Después y antes de Dios

AUTHOR: Octavio Escobar Giraldo
PUBLISHER: Pre-Textos, Valencia
GENRE: Novel
READER’S NAME: Maria A Prío
DATE: April 23, 2015

A roller coaster ride. The expression is a cliché, but there is nothing trite about this novel, and no other phrase describes as well the almost physical feeling of racing up and down steep inclines at breakneck speed that reading it induces.

You start out in a sad yet unexceptional situation, but a few pages later, you’re off, in one horrifying direction after another, through to the last paragraph. And wherever it takes you, you never saw it coming. An easily winnable bet would be to challenge someone to put it down after the first chapter.

Told in the first person, the use of a quite subjective, probably unreliable narrator adds another layer of uncertainty to a reader trying to ascertain where the fictional “truth” and the fantasy lie.

You could call it a crime novel, a piece of social commentary, a psychological thriller, and you would be right.

Both the the narration and the dialogue are rendered in short declarative sentences. The language is standard Spanish, with virtually no regionalisms, qualities that make it especially appropriate for translation. The style might be considered “Hemingwayesque,” but not really. This man’s voice is all his own.

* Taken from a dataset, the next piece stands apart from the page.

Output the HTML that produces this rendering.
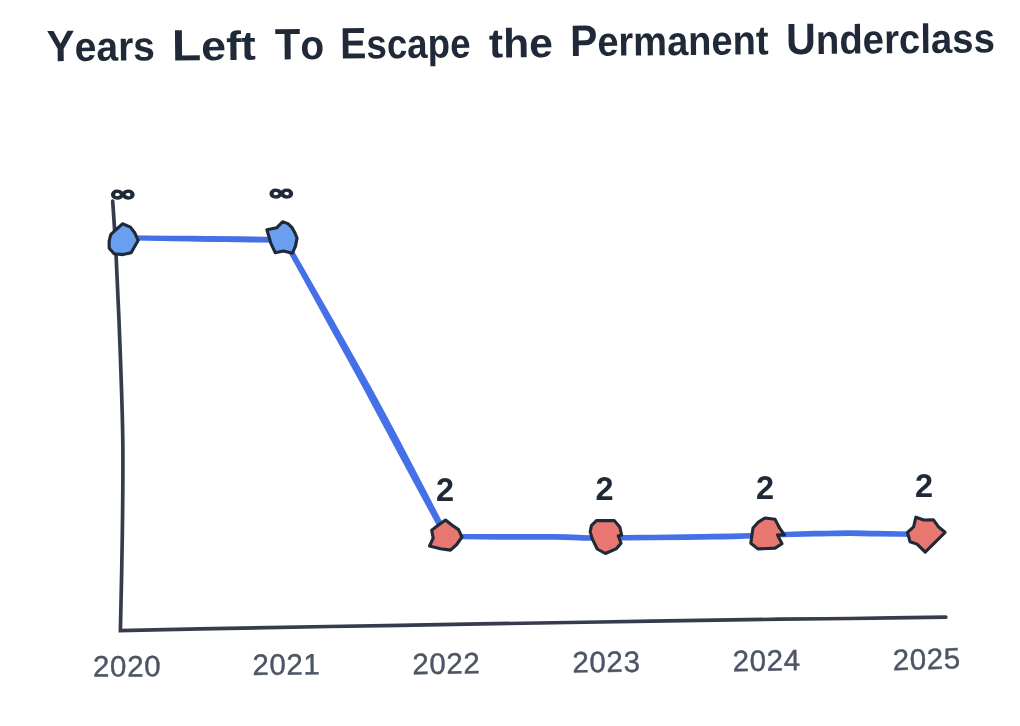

Although the landscape, the mountainous area around Manizales, Colombia, is ever present, it does not make the story more “local” but, rather, universal. In fact, the cover of the Spanish paperback edition, which for a number of reasons features El Greco’s “View of Toledo,” seems entirely appropriate.

The author has received literary awards for his varied output, ranging from short stories to “experimental studies” to historical fiction to “noir” novels. The current volume won the City of Barbastro’s 2014 International Short Novel Award.